The Resurrection and the Believer
                                     April 8, 2012

_"And he is the head of the body, the church: who is the beginning, the firstborn from the dead; that in all things he might have the preeminence." (Colossians 1:18)_ 
                                     The resurrection of Christ is no less crucial to the gospel than the death of Christ. If He did not rise from the dead, then we who believe in Him "are of all men most miserable" (1 Corinthians 15:19).                                      
                                     Christ's resurrection assures us, first of all, of our justification. Speaking of Abraham's faith and the imputation of God's righteousness to him, Paul writes, "For us also, to whom it shall be imputed, if we believe on him that raised up Jesus our Lord from the dead; Who was delivered for our offences, and was raised again for our justification" (Romans 4:24-25).                                      
                                     God imparts to us the power to serve Him effectively through the resurrection, "that |we| may know . . . what is the exceeding greatness of his power to us-ward who believe, according to the working of his mighty power, Which he wrought in Christ, when he raised him from the dead" (Ephesians 1:18-20). As the passage continues, Paul declares that through the resurrection Christ is now "the head over all things to the church, Which is His body" (vv. 22-23 and also in our text).                                      
                                     In His resurrected and glorified state, Christ continues His ministry to us. "Seeing then that we have a great high priest, that is passed into the heavens. . . . Let us therefore come boldly unto the throne of grace, that we may obtain mercy, and find grace to help in time of need" (Hebrews 4:14, 16).                                      
                                     Finally, Christ's resurrection assures us that we too will one day be resurrected, if we should die before He returns. "He which raised up the Lord Jesus shall raise up us also by Jesus" (2 Corinthians 4:14).

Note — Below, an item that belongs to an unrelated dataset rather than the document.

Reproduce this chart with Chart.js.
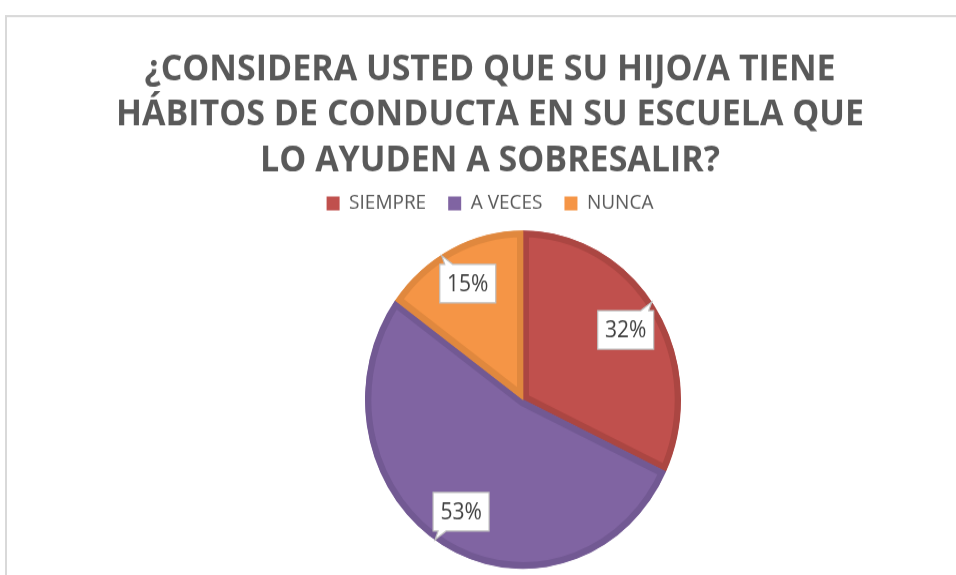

JDM

From:
Institute for Creation Research | 1806 Royal Lane | Dallas | TX | 75229


----------



## mtnwoman (Apr 8, 2012)

Awesome, thanks for sharing.


----------



## Ronnie T (Apr 8, 2012)

The resurrection is the deal breaker.

It's easy to believe that Jesus was born.  Christmas is a holiday that all can participate in.  No need for dedication or discipleship.
But to believe in the resurrection of Jesus requires a reaction.  True belief of it will be life altering.
Resurrection is the great dividing point.


----------



## allenww (Apr 9, 2012)

*The resurrection*

Not for me.

My own problem is "go and sin no more"

   That one I have yet to accomplish.

         wa


----------



## mtnwoman (Apr 11, 2012)

Ronnie T said:


> The resurrection is the deal breaker.
> 
> It's easy to believe that Jesus was born.  Christmas is a holiday that all can participate in.  No need for dedication or discipleship.
> But to believe in the resurrection of Jesus requires a reaction.  True belief of it will be life altering.
> Resurrection is the great dividing point.



Yes!!


----------



## mtnwoman (Apr 11, 2012)

allenww said:


> Not for me.
> 
> My own problem is "go and sin no more"
> 
> ...



We will never accomplish that in this world....that's why we need Christ. All we can do is try, and sometimes all we can do is try to try. Sometimes I pray for my unbelief, my unbelief that I can even try. We are broken.....damaged but delivered....like a box from UPS....busted all up but delivered to the right address....hallelujah.


----------